Open jessecusack opened 2 years ago

jessecusack commented 2 years ago

I'm trying to understand the current workflow with this package to see where bin mapping might fit.

My understanding from the notebook is it goes something like this:

  1. Initialise a ProcessADCP object.
  2. Check the editing parameters with convenient plotting functions
  3. Do the editing
  4. Save to netcdf via xarray (?)

The part that confuses me right now is step 3. It seems like this happens when average_ensembles or burst_average_ensembles is run, via calls to _edit etc.

To fit into the current workflow, I could create a _binmap method and then call it in one of the averaging methods. Since I'm working with single ping data, not burst/ensemble (concepts I also don't fully understand), a lot of the averaging steps seem unnecessary. Is there some way of splitting the editing out into smaller chunks that could be mixed/matched as needed?

gunnarvoet commented 2 years ago

Yes, that describes the workflow pretty well. I wouldn't claim that this is a very intuitive or generally efficient way to step through the processing, it just matched what I was doing with the dataset. Happy to hear suggestions for how to change this. In general, it may make sense to differentiate a bit more between ping / ensemble / averaged & depth gridded dataset and not have everything inside one bloated class.

The burst sampling is really also just working with single pings but on a non-regular time grid, i.e. ping a few times and then wait for a while. I have not come to a conclusion whether generally this makes more or less sense than pinging at a regular interval but seem to gravitate towards it.

jessecusack commented 2 years ago

A few thoughts.

A (hopefully) simple thing to do would be to create a method called edit_ensembles that reads the raw data and performs _edit, _to_enu etc. without averaging anything. For consistency, it would still have to create an ave Bunch variable, which should then work with _ave2nc.

In the long run it might be worth thinking about a hierarchy of processing for ADCP data (e.g. https://science.nasa.gov/earth-science/earth-science-data/data-processing-levels-for-eosdis-data-products).

Roughly following the NASA idea, L0 data would be the raw along-beam data with no edits or rotations.
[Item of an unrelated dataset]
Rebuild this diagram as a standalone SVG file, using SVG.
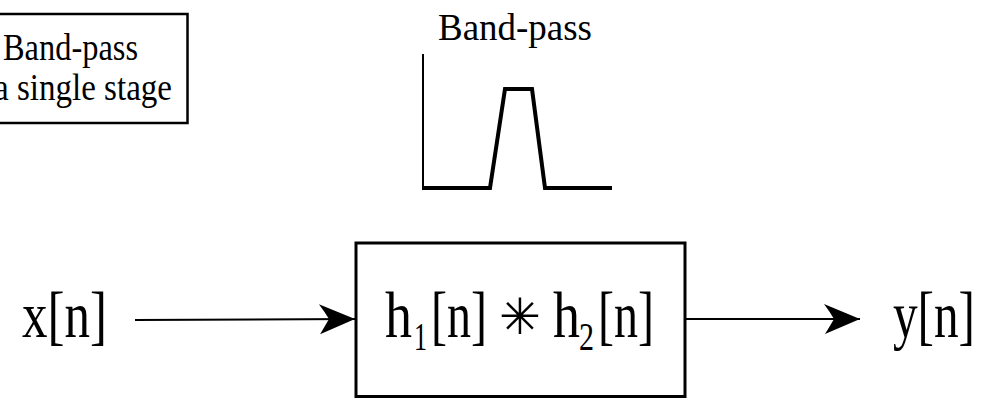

L1 could involve basic processing and cleaning e.g. remove times out of water, remove low correlation data, remove bad beam-velocity data, bin mapping, remove data above surface. L2 could be data rotated into earth coordinates and additional cleaning based on the error velocity. L3 might involve time averaging and depth gridding, calculation of 'percentage good', etc.. I don't think L4 would makes much sense for an individual instrument, but might be some derived quantity like volume transport for a whole mooring array.

Right now the package jumps right from L0 to L3, which is definitely convenient because for the most part we're not interested in the intermediate output. However, I think it would make the package more versatile to explicity go through some of those steps. I guess we'd also have to think about what makes sense for efficiency, speed and storage space.

gunnarvoet commented 2 years ago

Yes, in general I agree to this. There are some subtleties, for example when working with pings from a burst sampling scheme it is advantageous to do some data editing and the percent good calculation before depth gridding while I think this is true the other way round for ensembles formed from pings that are further apart in time. I am sure there are ways to deal with this and agree that defining processing levels should be really helpful, both to write cleaner code and to make it easier for the user to understand what is happening.

jessecusack commented 2 years ago

Hmm. Maybe after splitting off a few of the processing steps into separate methods it will become clear how to handle the various options. I'll probably start by tackling bin mapping first.